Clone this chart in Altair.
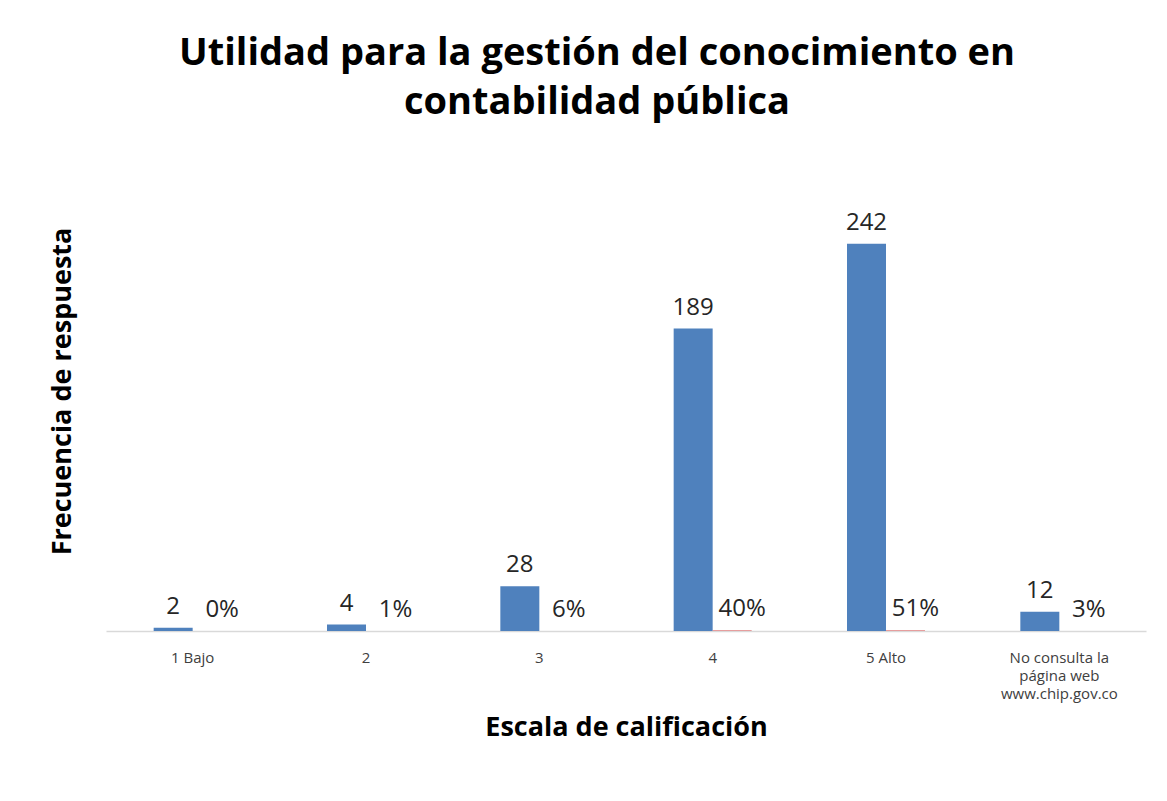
import altair as alt
import pandas as pd

categories = ["1 Bajo", "2", "3", "4", "5 Alto", "No consulta la|página web|www.chip.gov.co"]
frecuencia = [2, 4, 28, 189, 242, 12]
porcentaje = [0.004, 0.008, 0.059, 0.396, 0.507, 0.0252]
series_names = ["Frecuencia", "Porcentaje"]

rows = []
for c, f, p in zip(categories, frecuencia, porcentaje):
    rows.append({"cat": c, "serie": series_names[0], "valor": f, "etiqueta": f"{f}"})
    rows.append({"cat": c, "serie": series_names[1], "valor": p, "etiqueta": f"{round(p*100):.0f}%"})
df = pd.DataFrame(rows)

FONT = "Open Sans"

x = alt.X("cat:N", sort=categories, title="Escala de calificación",
          scale=alt.Scale(paddingInner=0.55, paddingOuter=0.275),
          axis=alt.Axis(labelAngle=0, labelExpr="split(datum.label, '|')",
                        labelFontSize=15, labelColor="#404040", labelFont=FONT,
                        labelPadding=19, labelLineHeight=18, ticks=False,
                        domainColor="#D9D9D9", domainWidth=1.5,
                        titleFontSize=27, titleFont=FONT, titleFontWeight="bold",
                        titleColor="#000000", titlePadding=13))
y = alt.Y("valor:Q", scale=alt.Scale(domain=[0, 300], nice=False),
          title="Frecuencia de respuesta",
          axis=alt.Axis(labels=False, ticks=False, domain=False, grid=False,
                        titleFontSize=27, titleFont=FONT, titleFontWeight="bold",
                        titleColor="#000000", titlePadding=30))
xo = alt.XOffset("serie:N", sort=series_names)

bars = alt.Chart(df).mark_bar().encode(
    x=x, y=y, xOffset=xo,
    color=alt.Color("serie:N", sort=series_names,
                    scale=alt.Scale(domain=series_names, range=["#4F81BD", "#E08080"]),
                    legend=None),
)
text_f = alt.Chart(df).transform_filter(alt.datum.serie == series_names[0]).mark_text(
    baseline="alphabetic", dy=-14, fontSize=24, font=FONT, color="#262626").encode(
    x=x, y=y, xOffset=xo, text="etiqueta:N"
)
text_p = alt.Chart(df).transform_filter(alt.datum.serie == series_names[1]).mark_text(
    baseline="alphabetic", dy=-14, dx=10, fontSize=24, font=FONT, color="#262626").encode(
    x=x, y=y, xOffset=xo, text="etiqueta:N"
)

chart = (bars + text_f + text_p).properties(
    width=1040, height=480,
    title=alt.TitleParams(["Utilidad para la gestión del conocimiento en", "contabilidad pública"],
                          fontSize=38, font=FONT, fontWeight="bold", color="#000000",
                          anchor="middle", frame="bounds", offset=29, lineHeight=49),
    padding={"top": 27, "left": 40, "right": 10, "bottom": 10},
).configure(background="white").configure_view(stroke=None, strokeWidth=0)

chart.save("out.html", embed_options={"renderer": "svg", "actions": False})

══════════════════════════════

Task — Quote each line of the listing exactly, but leave the pictures out.

Solution for this exercise —
Clone this chart in Altair.
import altair as alt
import pandas as pd

categories = ["1 Bajo", "2", "3", "4", "5 Alto", "No consulta la|página web|www.chip.gov.co"]
frecuencia = [2, 4, 28, 189, 242, 12]
porcentaje = [0.004, 0.008, 0.059, 0.396, 0.507, 0.0252]
series_names = ["Frecuencia", "Porcentaje"]

rows = []
for c, f, p in zip(categories, frecuencia, porcentaje):
    rows.append({"cat": c, "serie": series_names[0], "valor": f, "etiqueta": f"{f}"})
    rows.append({"cat": c, "serie": series_names[1], "valor": p, "etiqueta": f"{round(p*100):.0f}%"})
df = pd.DataFrame(rows)

FONT = "Open Sans"

x = alt.X("cat:N", sort=categories, title="Escala de calificación",
          scale=alt.Scale(paddingInner=0.55, paddingOuter=0.275),
          axis=alt.Axis(labelAngle=0, labelExpr="split(datum.label, '|')",
                        labelFontSize=15, labelColor="#404040", labelFont=FONT,
                        labelPadding=19, labelLineHeight=18, ticks=False,
                        domainColor="#D9D9D9", domainWidth=1.5,
                        titleFontSize=27, titleFont=FONT, titleFontWeight="bold",
                        titleColor="#000000", titlePadding=13))
y = alt.Y("valor:Q", scale=alt.Scale(domain=[0, 300], nice=False),
          title="Frecuencia de respuesta",
          axis=alt.Axis(labels=False, ticks=False, domain=False, grid=False,
                        titleFontSize=27, titleFont=FONT, titleFontWeight="bold",
                        titleColor="#000000", titlePadding=30))
xo = alt.XOffset("serie:N", sort=series_names)

bars = alt.Chart(df).mark_bar().encode(
    x=x, y=y, xOffset=xo,
    color=alt.Color("serie:N", sort=series_names,
                    scale=alt.Scale(domain=series_names, range=["#4F81BD", "#E08080"]),
                    legend=None),
)
text_f = alt.Chart(df).transform_filter(alt.datum.serie == series_names[0]).mark_text(
    baseline="alphabetic", dy=-14, fontSize=24, font=FONT, color="#262626").encode(
    x=x, y=y, xOffset=xo, text="etiqueta:N"
)
text_p = alt.Chart(df).transform_filter(alt.datum.serie == series_names[1]).mark_text(
    baseline="alphabetic", dy=-14, dx=10, fontSize=24, font=FONT, color="#262626").encode(
    x=x, y=y, xOffset=xo, text="etiqueta:N"
)

chart = (bars + text_f + text_p).properties(
    width=1040, height=480,
    title=alt.TitleParams(["Utilidad para la gestión del conocimiento en", "contabilidad pública"],
                          fontSize=38, font=FONT, fontWeight="bold", color="#000000",
                          anchor="middle", frame="bounds", offset=29, lineHeight=49),
    padding={"top": 27, "left": 40, "right": 10, "bottom": 10},
).configure(background="white").configure_view(stroke=None, strokeWidth=0)

chart.save("out.html", embed_options={"renderer": "svg", "actions": False})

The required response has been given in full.